After 50 years of frustration, Kansas City football fans are ready to party this weekend.

KANSAS CITY, Mo. (AP) — After 50 years of frustration, Kansas City football fans are ready to party this weekend.

The Chiefs play the San Francisco 49ers on Sunday in Kansas City's first trip to the Super Bowl since 1970, and fans standing in line to take pictures with team exhibits at Union Station could barely contain their excitement.

“I've been waiting for this day for 50 years,” Deshauna Roberts, a lifelong Chiefs fan from Kansas City, said Wednesday. “I am so amped about the Chiefs. I can’t wait for (quarterback Pat) Mahomes to bring it home. Go Chiefs!”
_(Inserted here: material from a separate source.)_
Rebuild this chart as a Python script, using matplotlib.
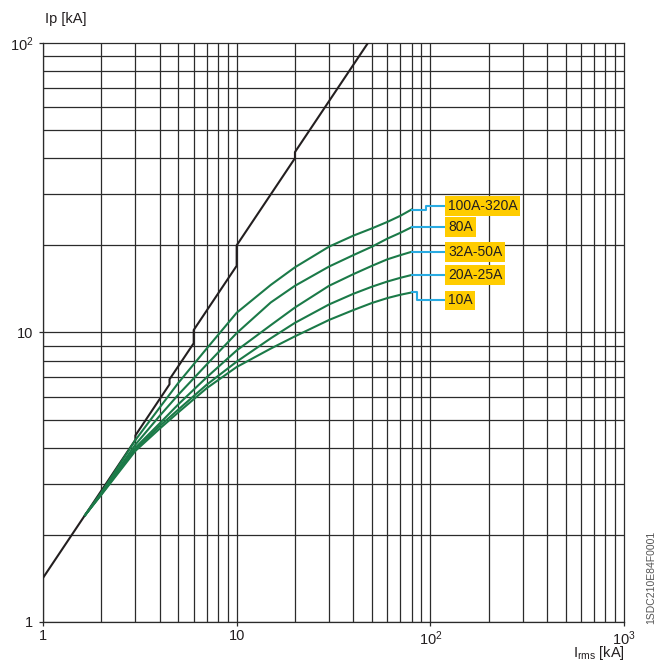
import numpy as np
import matplotlib
matplotlib.use('Agg')
import matplotlib.pyplot as plt

plt.rcParams['font.family'] = ['Liberation Sans', 'DejaVu Sans']
plt.rcParams['mathtext.fontset'] = 'custom'
plt.rcParams['mathtext.rm'] = 'Liberation Sans'
plt.rcParams['mathtext.it'] = 'Liberation Sans'
plt.rcParams['mathtext.default'] = 'regular'

# кривая предельного пикового тока (Ip = n * Irms)
irms_limit = [1, 3, 3, 4.5, 4.5, 6, 6, 10, 10, 20, 20, 50]
ip_limit = [1.42, 4.26, 4.41, 6.62, 6.89, 9.18, 10.2, 17.0, 20.0, 40.0, 42.0, 105.0]

# кривые ограничения тока
irms = [1.65, 2, 3, 4, 5, 7, 10, 15, 20, 30, 40, 50, 60, 70, 80]
ip_100_320 = [2.34, 2.8, 4.25, 5.5, 6.7, 8.8, 11.7, 14.6, 16.8, 19.8, 21.6, 22.9, 24.1, 25.3, 26.6]
ip_80 = [2.34, 2.78, 4.1, 5.15, 6.1, 7.75, 9.95, 12.7, 14.5, 16.9, 18.5, 19.8, 21.1, 22.1, 23.1]
ip_32_50 = [2.34, 2.77, 4.0, 4.85, 5.65, 7.0, 8.67, 10.6, 12.2, 14.5, 15.9, 17.0, 17.9, 18.5, 19.0]
ip_20_25 = [2.34, 2.76, 3.95, 4.75, 5.42, 6.6, 7.93, 9.55, 10.8, 12.5, 13.6, 14.4, 15.0, 15.45, 15.8]
ip_10 = [2.34, 2.75, 3.9, 4.65, 5.3, 6.42, 7.6, 8.8, 9.7, 11.05, 11.95, 12.65, 13.15, 13.5, 13.75]

labels = ['100A-320A', '80A', '32A-50A', '20A-25A', '10A']
label_y = [27.4, 23.1, 19.0, 15.8, 12.9]
curves = [ip_100_320, ip_80, ip_32_50, ip_20_25, ip_10]

fig = plt.figure(figsize=(6.7, 6.64), dpi=100)
ax = fig.add_axes([0.0642, 0.0633, 0.8671, 0.8719])
ax.set_xscale('log')
ax.set_yscale('log')
ax.set_xlim(1, 1000)
ax.set_ylim(1, 100)

# сетка
for d in [1, 10, 100]:
    for k in range(1, 10):
        ax.axvline(d * k, color='#2b2b2b', lw=0.9, zorder=1)
for d in [1, 10]:
    for k in range(1, 10):
        ax.axhline(d * k, color='#2b2b2b', lw=0.9, zorder=1)
for s in ax.spines.values():
    s.set_color('#2b2b2b')
    s.set_linewidth(0.9)

ax.plot(irms_limit, ip_limit, color='#231f20', lw=1.5, zorder=3)

green = '#1b7a48'
cyan = '#29abe2'
x_end = irms[-1]
x_lab = 121
for c, lab, ly in zip(curves, labels, label_y):
    ax.plot(irms, c, color=green, lw=1.5, zorder=3)
    y_end = c[-1]
    if abs(ly - y_end) / y_end > 0.02:
        x_mid = 95.3 if ly > y_end else 85.7
        ax.plot([x_end, x_mid, x_mid, x_lab], [y_end, y_end, ly, ly],
                color=cyan, lw=1.5, zorder=3)
    else:
        ax.plot([x_end, x_lab], [y_end, y_end], color=cyan, lw=1.5, zorder=3)
    ax.text(x_lab * 1.02, ly, lab, fontsize=10, va='center', ha='left',
            color='#231f20', zorder=5,
            bbox=dict(boxstyle='square,pad=0.2', fc='#ffcc00', ec='none'))

ax.set_xticks([1, 10, 100, 1000])
ax.set_xticklabels(['1', '10', '$10^2$', '$10^3$'])
ax.set_yticks([1, 10, 100])
ax.set_yticklabels(['1', '10', '$10^2$'])
ax.minorticks_off()
ax.tick_params(axis='both', length=3, width=0.9, color='#2b2b2b',
               labelsize=10.5, labelcolor='#231f20')
ax.tick_params(axis='x', pad=2)
ax.tick_params(axis='y', pad=4)

fig.text(0.067, 0.972, 'Ip [kA]', fontsize=10.5, ha='left', va='center',
         color='#231f20')
fig.text(0.933, 0.016, 'I$_{rms}$ [kA]', fontsize=10.5, ha='right',
         va='center', color='#231f20')
fig.text(0.972, 0.13, '1SDC210E84F0001', fontsize=7.5, rotation=90,
         ha='center', va='center', color='#555555')

fig.savefig('out.png', dpi=100)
As they wait, fans are snapping up unusual game-related items, such as cakes made to look like Mahomes' signature headband and curly hair, and visiting stores bulging with every type of Chiefs memorabilia.

Statues are sporting team jerseys, fountains are dyed in Chiefs red and the largest buildings in Kansas City's skyline are bathed in red lights at night, while signs, murals and flags adorn homes, buildings and city hall. Many schools participated in Chiefs Spirit Week this week, and some law enforcement agencies are allowing their officers to wear team hats while on duty.

Katrina Wood, of Independence, was decked out in team clothing and accessories while she waited for pictures Wednesday at Union Station. But she also sported a Chiefs tattoo she got earlier this year. Wood said she has attended Super Bowl parties for years because her husband is a football fan.

“I've never been excited about the games,” she said. “I've always gone to Super Bowl parties, but this year I actually care."

The biggest public Super Bowl parties will be at the city's downtown Power & Light District. A pep rally featuring Kansas City native Tech9 is planned Friday night. Thousands are then expected to attend a free outdoor tailgating party at the entertainment district beginning at 11 a.m Sunday that will include games, food trucks and a big screen projecting the game. To hold the crowd, streets around the district will be closed for several hours Sunday.

Law enforcement will be out in force across the city to keep an eye on the revelers. Patrol officers will be fully staffed, joined by dozens of additional officers from other divisions “strategically placed” at many of the city's entertainment districts, police spokesman Sgt. Jacob Becchina. Other officers will patrol searching for impaired drivers and the entertainment districts also will have extra security.

“We want people to be safe as they go to and from watch parties as well,” Becchina said. “We also want to remind people to celebrate responsibly and not shoot guns off in celebration. If a friend or family member is planning to get a gun and shoot it off, talk them out of it!”

Despite those concerns, officials know the Super Bowl provides invaluable national media attention, especially coming just five years after the Kansas City Royals won a World Series.

“The idea that we've gotten the Royals and Chiefs into championship games so close together is fantastic,” city spokesman Chris Hernandez said. “It's very exciting to go through this again."

From a tourism perspective, the game brings advertising the region “couldn't buy,” said Jason Fulvi, president and CEO of Visit KC, a group that promotes Kansas City tourism.

“This international exposure will spotlight our regions to millions who may visit Kansas City in the future, fueling our economy for months and years to come,” he said.

While some businesses prepare for larger than normal crowds, at least 15 of the 50 Price Chopper grocery stores in Kansas City and its suburbs will close early Sunday so employees can watch the game.

Barry Queen decided to close his five stores in Missouri and Kansas as soon as the Chiefs won the AFC championship Jan. 18 because he wants his nearly 650 employees to enjoy a special moment. The decision made him popular with his employees and customers have not complained, he said.

Alan McKeever, who will close 10 Price Chopper stores, also wanted to reward his employees and he wasn't concerned about losing too much business.

“I'm pretty sure Kansas City is basically going to shut down during the game,” he said. “It was that way during the AFC game and this is even greater. We tried to warn our customers ahead of time but most of them think it's neat, they say they appreciate that we are being good to our employees. We're all just so ready for this.”